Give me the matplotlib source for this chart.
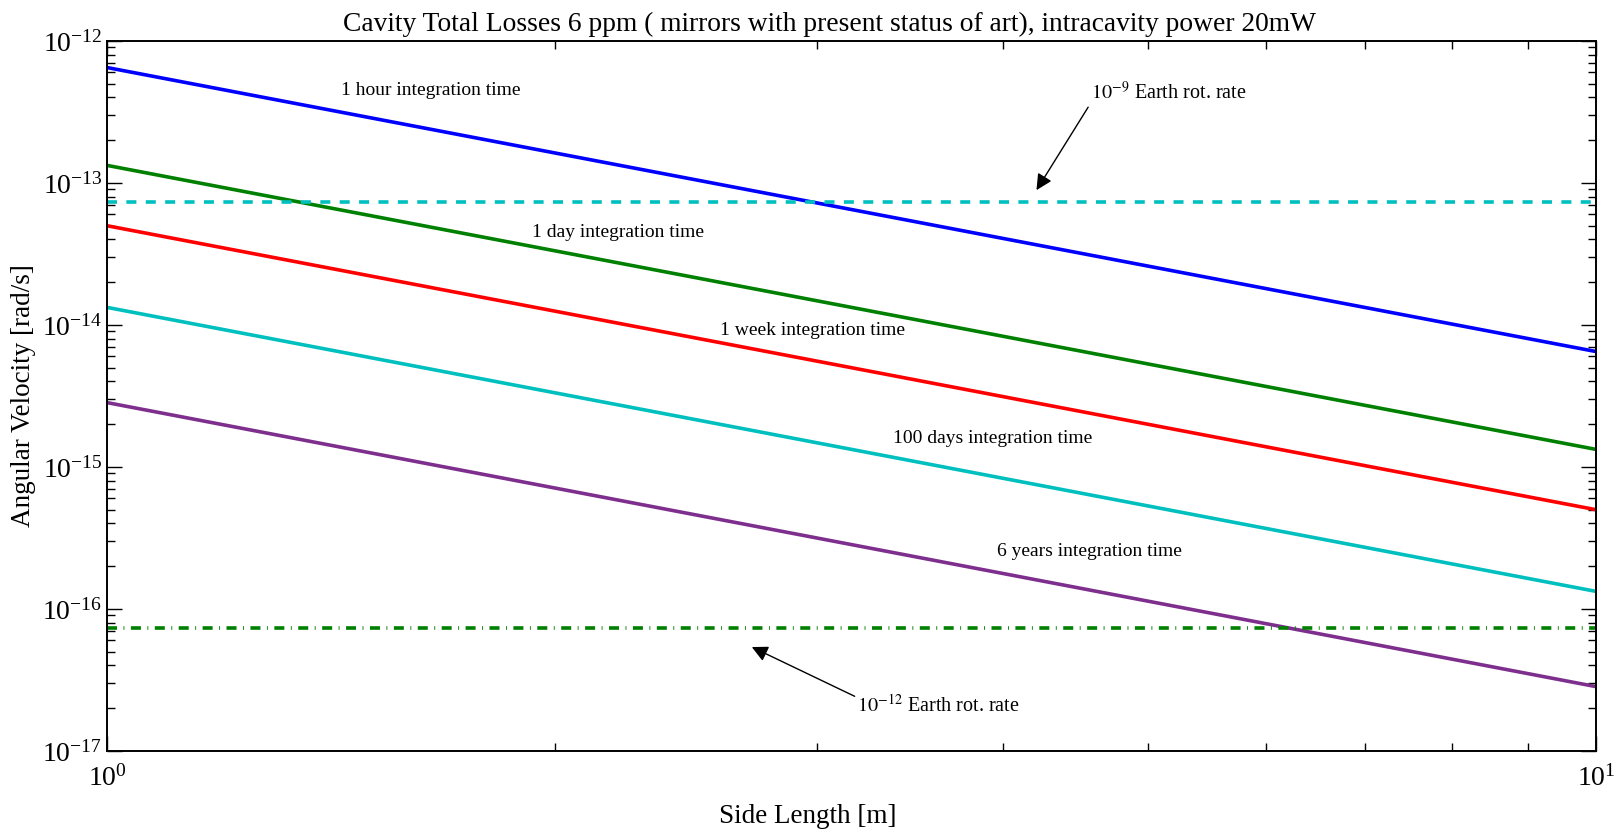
#!/usr/bin/env python3
"""Sensitivity of a ring cavity vs side length for several integration times."""

import numpy as np
import matplotlib
matplotlib.use("Agg")
import matplotlib.pyplot as plt
from matplotlib.ticker import NullFormatter
from matplotlib.patches import FancyArrowPatch

plt.rcParams['font.family'] = 'serif'
plt.rcParams['font.serif'] = ['Liberation Serif', 'DejaVu Serif']
plt.rcParams['mathtext.fontset'] = 'stix'

# side length [m] (lines are straight in log-log, endpoints)
side_length = [1.0, 10.0]

# angular velocity [rad/s] for each integration time
omega_1hour = [6.5e-13, 6.5e-15]
omega_1day = [1.33e-13, 1.33e-15]
omega_1week = [5.0e-14, 5.0e-16]
omega_100days = [1.33e-14, 1.33e-16]
omega_6years = [2.84e-15, 2.84e-17]

earth_rate_1e9 = 7.29e-14
earth_rate_1e12 = 7.29e-17

series_labels = ['1 hour integration time', '1 day integration time',
                 '1 week integration time', '100 days integration time',
                 '6 years integration time']
series_colors = ['#0000ff', '#008000', '#ff0000', '#00bfbf', '#7e2f8e']
# label anchor (x, y) in data units
label_x = [1.435, 1.93, 2.58, 3.37, 3.96]
label_y = [4.49e-13, 4.47e-14, 9.14e-15, 1.58e-15, 2.52e-16]


def main():
    fig = plt.figure(figsize=(16.17, 8.31), dpi=100)
    ax = fig.add_axes([0.0662, 0.0963, 0.9208, 0.8544])

    all_series = [omega_1hour, omega_1day, omega_1week, omega_100days, omega_6years]
    for vals, col in zip(all_series, series_colors):
        ax.plot(side_length, vals, color=col, lw=2.6)

    ax.axhline(earth_rate_1e9, color='#00bfbf', ls=(0, (2.77, 2.6)), lw=2.6)
    ax.axhline(earth_rate_1e12, color='#008000', ls=(0, (2.77, 1.8, 0.25, 1.8)), lw=2.6)

    for txt, x, y in zip(series_labels, label_x, label_y):
        ax.text(x, y, txt, fontsize=14, ha='left', va='center')

    ax.add_patch(FancyArrowPatch((4.57, 3.55e-13), (4.2, 8.57e-14), arrowstyle='-|>',
                                 color='k', lw=1, mutation_scale=24))
    ax.text(4.58, 4.3e-13, r'$10^{-9}$ Earth rot. rate', fontsize=14.5, ha='left', va='center')

    ax.add_patch(FancyArrowPatch((3.19, 2.38e-17), (2.70, 5.5e-17), arrowstyle='-|>',
                                 color='k', lw=1, mutation_scale=24))
    ax.text(3.19, 2.1e-17, r'$10^{-12}$ Earth rot. rate', fontsize=14.5, ha='left', va='center')

    ax.set_xscale('log')
    ax.set_yscale('log')
    ax.set_xlim(1, 10)
    ax.set_ylim(1e-17, 1e-12)
    ax.xaxis.set_minor_formatter(NullFormatter())
    ax.yaxis.set_minor_formatter(NullFormatter())

    ax.tick_params(which='both', direction='in', top=True, right=True, labelsize=20)
    ax.tick_params(axis='x', which='major', pad=10)
    ax.tick_params(which='major', length=11, width=1)
    ax.tick_params(which='minor', length=5.5, width=1)
    for s in ax.spines.values():
        s.set_linewidth(1.4)

    ax.set_xlabel('Side Length [m]', fontsize=19.5)
    ax.xaxis.set_label_coords(0.4705, -0.074)
    ax.set_ylabel('Angular Velocity [rad/s]', fontsize=19.5, labelpad=4)
    ax.set_title('Cavity Total Losses 6 ppm ( mirrors with present status of art), '
                 'intracavity power 20mW', fontsize=19.8, pad=7, x=0.485)

    fig.savefig('out.png', dpi=100)


if __name__ == "__main__":
    main()
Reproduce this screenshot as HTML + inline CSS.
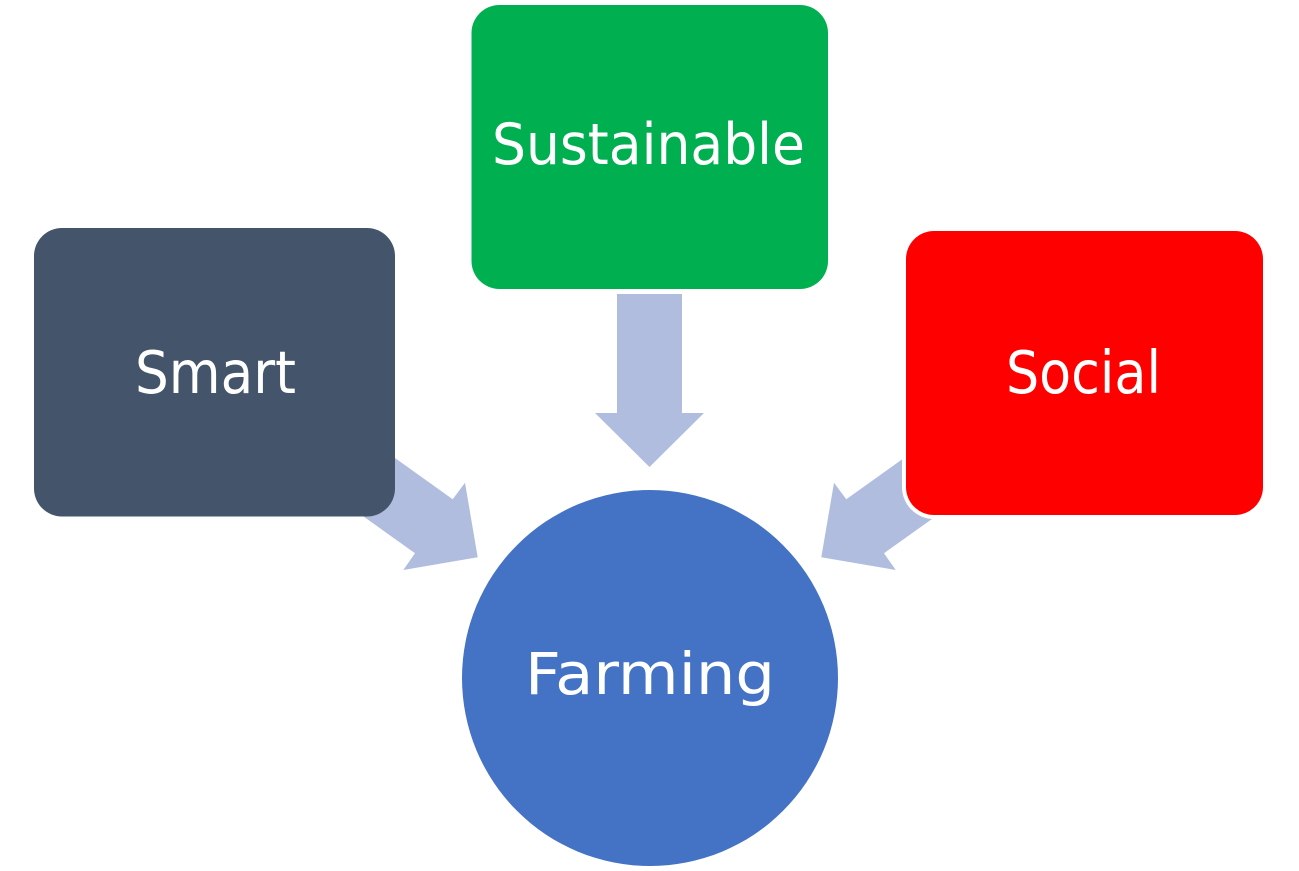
<!DOCTYPE html>
<html>
<head>
<meta charset="utf-8">
<style>
  html, body { margin: 0; padding: 0; background: #ffffff; }
  body { width: 1299px; height: 871px; overflow: hidden; }
  svg { display: block; }
  text { font-family: "DejaVu Sans", "Liberation Sans", sans-serif; fill: #ffffff; }
</style>
</head>
<body>
<svg width="1299" height="871" viewBox="0 0 1299 871" xmlns="http://www.w3.org/2000/svg">
  <rect x="0" y="0" width="1299" height="871" fill="#ffffff"/>

  <!-- arrows -->
  <polygon points="617,294 682,294 682,413 704,413 649.5,467 595,413 617,413" fill="#B0BDDF"/>
  <polygon points="331.2,412.3 452.7,499.3 465,482.7 477.7,557.3 403.3,570 415,553.2 292.8,466.1" fill="#B0BDDF"/>
  <polygon points="967.8,412.3 846.3,499.3 834,482.7 821.3,557.3 895.7,570 884,553.2 1006.2,466.1" fill="#B0BDDF"/>

  <!-- boxes -->
  <rect x="471.5" y="5" width="356.5" height="284" rx="28" ry="28" fill="#00B050"/>
  <rect x="34" y="228" width="361" height="288.5" rx="28" ry="28" fill="#44546A"/>
  <rect x="902" y="227" width="365" height="292" rx="32" ry="32" fill="#ffffff"/>
  <rect x="906" y="231" width="357" height="284" rx="28" ry="28" fill="#FF0000"/>

  <!-- circle -->
  <circle cx="650" cy="678" r="188" fill="#4472C4"/>

  <!-- labels -->
  <text x="648.5" y="164" font-size="57" text-anchor="middle" textLength="313" lengthAdjust="spacingAndGlyphs">Sustainable</text>
  <text x="215.5" y="393" font-size="59" text-anchor="middle" textLength="161" lengthAdjust="spacingAndGlyphs">Smart</text>
  <text x="1083.5" y="393" font-size="59" text-anchor="middle" textLength="155" lengthAdjust="spacingAndGlyphs">Social</text>
  <text x="650" y="694" font-size="58" text-anchor="middle" textLength="250" lengthAdjust="spacingAndGlyphs">Farming</text>
</svg>
</body>
</html>
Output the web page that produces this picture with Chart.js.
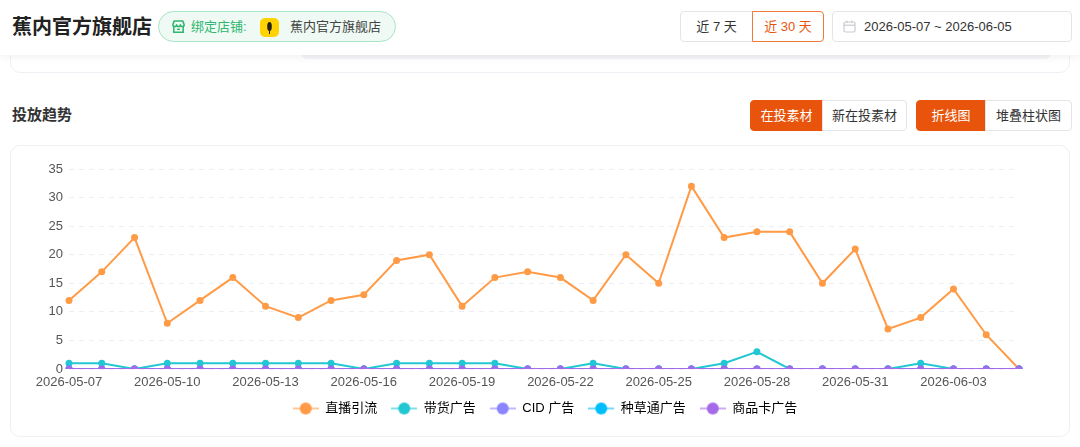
<!DOCTYPE html>
<html>
<head>
<meta charset="utf-8">
<script src="https://cdn.jsdelivr.net/npm/chart.js@4/dist/chart.umd.min.js"></script>
<style>
  * { box-sizing: border-box; margin: 0; padding: 0; }
  body {
    width: 1080px; height: 447px; overflow: hidden; background: #fff; position: relative;
    font-family: "Liberation Sans", "Noto Sans CJK SC", sans-serif; color: #333;
  }
  .abs { position: absolute; }
  .peek { left: 10px; top: 30px; width: 1060px; height: 43px; border: 1px solid #eef0f6; border-radius: 10px; background: #fff; }
  .peek-bar { left: 300px; top: 30px; width: 752px; height: 29px; background: #f3f4f7; border-radius: 8px; }
  .header { left: 0; top: 0; width: 1080px; height: 55px; background: #fff; box-shadow: 0 3px 8px rgba(0,0,0,0.05); }
  .title { left: 12px; top: 13px; font-size: 20px; font-weight: bold; color: #222; line-height: 28px; }
  .badge { left: 158px; top: 11px; width: 238px; height: 31px; border: 1px solid #a9e4c6; background: #eefaf3; border-radius: 16px; }
  .badge .lbl { position: absolute; left: 32px; top: 6px; font-size: 13px; color: #2fb56f; line-height: 18px; }
  .badge .logo { position: absolute; left: 101px; top: 6px; width: 19px; height: 19px; border-radius: 5px; background: #ffd200; }
  .badge .name { position: absolute; left: 131px; top: 6px; font-size: 13px; color: #444; line-height: 18px; }
  .seg { top: 11px; height: 31px; font-size: 13px; line-height: 29px; text-align: center; border: 1px solid #e3e5ea; background: #fff; color: #333; }
  .btn { top: 100px; height: 31px; font-size: 13px; line-height: 29px; text-align: center; border: 1px solid #e3e5ea; background: #fff; color: #333; }
  .btn.on { background: #e8540c; border-color: #e8540c; color: #fff; }
  .date { left: 832px; top: 11px; width: 240px; height: 31px; border: 1px solid #e3e5ea; border-radius: 4px; background: #fff; }
  .date span { position: absolute; left: 31px; top: 6px; font-size: 13px; color: #333; line-height: 18px; }
  .sect { left: 12px; top: 105px; font-size: 15px; font-weight: bold; color: #333; line-height: 20px; }
  .card { left: 10px; top: 145px; width: 1060px; height: 292px; border: 1px solid #eef0f6; border-radius: 10px; background: #fff; }
  #chart { position: absolute; left: -1px; top: -1px; }
</style>
</head>
<body>
<div class="abs peek"></div>
<div class="abs peek-bar"></div>
<div class="abs header"></div>
<div class="abs title">蕉内官方旗舰店</div>
<div class="abs badge">
  <svg style="position:absolute;left:12px;top:7px" width="15" height="15" viewBox="0 0 16 16">
    <path d="M2 6 L3.5 2 H12.5 L14 6 Q14 8 12 8 Q10 8 10 6 Q10 8 8 8 Q6 8 6 6 Q6 8 4 8 Q2 8 2 6 Z" fill="none" stroke="#2fb56f" stroke-width="1.6" stroke-linejoin="round"/>
    <path d="M3 8.5 V14 H13 V8.5" fill="none" stroke="#2fb56f" stroke-width="1.6"/>
    <path d="M6.5 11 H9.5" stroke="#2fb56f" stroke-width="1.6"/>
  </svg>
  <span class="lbl">绑定店铺:</span>
  <div class="logo">
    <svg width="19" height="19" viewBox="0 0 19 19">
      <ellipse cx="9.5" cy="8.5" rx="2.3" ry="4.5" fill="#222"/>
      <rect x="9" y="12" width="1" height="4" fill="#222"/>
    </svg>
  </div>
  <span class="name">蕉内官方旗舰店</span>
</div>
<div class="abs seg" style="left:680px;width:73px;border-radius:4px 0 0 4px;">近 7 天</div>
<div class="abs seg" style="left:752px;width:72px;border-radius:0 4px 4px 0;border-color:#ef7a3c;color:#e8540c;">近 30 天</div>
<div class="abs date">
  <svg style="position:absolute;left:10px;top:8px" width="13" height="13" viewBox="0 0 13 13">
    <rect x="1" y="2" width="11" height="10" rx="1.5" fill="none" stroke="#c8cbd2" stroke-width="1.2"/>
    <path d="M1 5.2 H12" stroke="#c8cbd2" stroke-width="1.2"/>
    <path d="M4 0.5 V3 M9 0.5 V3" stroke="#c8cbd2" stroke-width="1.2"/>
  </svg>
  <span>2026-05-07 ~ 2026-06-05</span>
</div>
<div class="abs sect">投放趋势</div>
<div class="abs btn on" style="left:750px;width:73px;border-radius:4px 0 0 4px;">在投素材</div>
<div class="abs btn" style="left:822px;width:85px;border-radius:0 4px 4px 0;">新在投素材</div>
<div class="abs btn on" style="left:916px;width:70px;border-radius:4px 0 0 4px;">折线图</div>
<div class="abs btn" style="left:985px;width:87px;border-radius:0 4px 4px 0;">堆叠柱状图</div>
<div class="abs card"><canvas id="chart" width="1060" height="292" style="width:1060px;height:292px"></canvas></div>

<script>
// dates shown on the x axis, 2026-05-07 .. 2026-06-05
const dates = [
  '2026-05-07', '2026-05-08', '2026-05-09', '2026-05-10', '2026-05-11', '2026-05-12',
  '2026-05-13', '2026-05-14', '2026-05-15', '2026-05-16', '2026-05-17', '2026-05-18',
  '2026-05-19', '2026-05-20', '2026-05-21', '2026-05-22', '2026-05-23', '2026-05-24',
  '2026-05-25', '2026-05-26', '2026-05-27', '2026-05-28', '2026-05-29', '2026-05-30',
  '2026-05-31', '2026-06-01', '2026-06-02', '2026-06-03', '2026-06-04', '2026-06-05'
];

const seriesNames = ['直播引流', '带货广告', 'CID 广告', '种草通广告', '商品卡广告'];
const seriesColors = ['#ff9b46', '#22c7d3', '#8c84ff', '#00bdfc', '#a46ae9'];

const liveTraffic = [12, 17, 23, 8, 12, 16, 11, 9, 12, 13, 19, 20, 11, 16, 17, 16, 12, 20, 15, 32, 23, 24, 24, 15, 21, 7, 9, 14, 6, 0];
const salesAds    = [1, 1, 0, 1, 1, 1, 1, 1, 1, 0, 1, 1, 1, 1, 0, 0, 1, 0, 0, 0, 1, 3, 0, 0, 0, 0, 1, 0, 0, 0];
const cidAds      = [0, 0, 0, 0, 0, 0, 0, 0, 0, 0, 0, 0, 0, 0, 0, 0, 0, 0, 0, 0, 0, 0, 0, 0, 0, 0, 0, 0, 0, 0];
const grassAds    = [0, 0, 0, 0, 0, 0, 0, 0, 0, 0, 0, 0, 0, 0, 0, 0, 0, 0, 0, 0, 0, 0, 0, 0, 0, 0, 0, 0, 0, 0];
const productAds  = [0, 0, 0, 0, 0, 0, 0, 0, 0, 0, 0, 0, 0, 0, 0, 0, 0, 0, 0, 0, 0, 0, 0, 0, 0, 0, 0, 0, 0, 0];

const yTicks = [0, 5, 10, 15, 20, 25, 30, 35];

const allValues = [liveTraffic, salesAds, cidAds, grassAds, productAds];

// legend icon: thin line with a dot in the middle
function legendIcon(color) {
  const c = document.createElement('canvas');
  c.width = 26; c.height = 14;
  const g = c.getContext('2d');
  g.strokeStyle = color;
  g.globalAlpha = 0.75;
  g.lineWidth = 1.5;
  g.beginPath(); g.moveTo(0, 7); g.lineTo(26, 7); g.stroke();
  g.globalAlpha = 1;
  g.fillStyle = color;
  g.beginPath(); g.arc(13, 7, 6, 0, Math.PI * 2); g.fill();
  return c;
}

const datasets = seriesNames.map((name, i) => ({
  label: name,
  data: allValues[i],
  borderColor: seriesColors[i],
  backgroundColor: seriesColors[i],
  borderWidth: 2,
  pointRadius: 2.5,
  pointHoverRadius: 3,
  tension: 0,
  yAxisID: 'y',
  order: seriesNames.length - i   // later series painted on top
}));

const font = { family: '"Liberation Sans", "Noto Sans CJK SC", sans-serif', size: 13 };

new Chart(document.getElementById('chart'), {
  type: 'line',
  data: { labels: dates, datasets },
  options: {
    responsive: false,
    animation: false,
    devicePixelRatio: window.devicePixelRatio || 1,
    layout: { padding: { left: 10, right: 0, top: 24, bottom: 12 } },
    plugins: {
      tooltip: { enabled: false },
      legend: {
        position: 'bottom',
        labels: {
          usePointStyle: true,
          pointStyleWidth: 26,
          padding: 14,
          color: '#333',
          font: { family: font.family, size: 13 },
          generateLabels: chart => chart.data.datasets.map((ds, i) => ({
            text: ds.label,
            datasetIndex: i,
            pointStyle: legendIcon(seriesColors[i]),
            fillStyle: seriesColors[i],
            strokeStyle: seriesColors[i],
            lineWidth: 0,
            hidden: false
          }))
        }
      }
    },
    scales: {
      x: {
        grid: { display: false, drawTicks: false },
        border: { display: false },
        ticks: {
          autoSkip: false,
          maxRotation: 0,
          padding: 6,
          color: '#555',
          font,
          callback: (v, i) => (i % 3 === 0 ? dates[i] : '')
        },
        afterFit: s => { s.height = 19; }
      },
      y: {
        min: 0,
        max: 35,
        afterBuildTicks: s => { s.ticks = yTicks.map(v => ({ value: v })); },
        grid: { color: '#eceef5', lineWidth: 1, drawTicks: false },
        border: { display: false, dash: [5, 5] },
        ticks: { color: '#555', font, padding: 6 },
        afterFit: s => { s.width = 49; }
      },
      // empty right-hand gutter so the legend stays centred on the card
      gutter: {
        position: 'right',
        grid: { display: false, drawTicks: false },
        border: { display: false },
        ticks: { display: false },
        afterFit: s => { s.width = 51; }
      }
    }
  }
});
</script>
</body>
</html>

- - - -

> What is asked: Stop after the line containing "earth_rate_1e12 = 7.29e-17": copy the records exactly from the first line up to there, leaving pictures out.

> Complete output:
Give me the matplotlib source for this chart.
#!/usr/bin/env python3
"""Sensitivity of a ring cavity vs side length for several integration times."""

import numpy as np
import matplotlib
matplotlib.use("Agg")
import matplotlib.pyplot as plt
from matplotlib.ticker import NullFormatter
from matplotlib.patches import FancyArrowPatch

plt.rcParams['font.family'] = 'serif'
plt.rcParams['font.serif'] = ['Liberation Serif', 'DejaVu Serif']
plt.rcParams['mathtext.fontset'] = 'stix'

# side length [m] (lines are straight in log-log, endpoints)
side_length = [1.0, 10.0]

# angular velocity [rad/s] for each integration time
omega_1hour = [6.5e-13, 6.5e-15]
omega_1day = [1.33e-13, 1.33e-15]
omega_1week = [5.0e-14, 5.0e-16]
omega_100days = [1.33e-14, 1.33e-16]
omega_6years = [2.84e-15, 2.84e-17]

earth_rate_1e9 = 7.29e-14
earth_rate_1e12 = 7.29e-17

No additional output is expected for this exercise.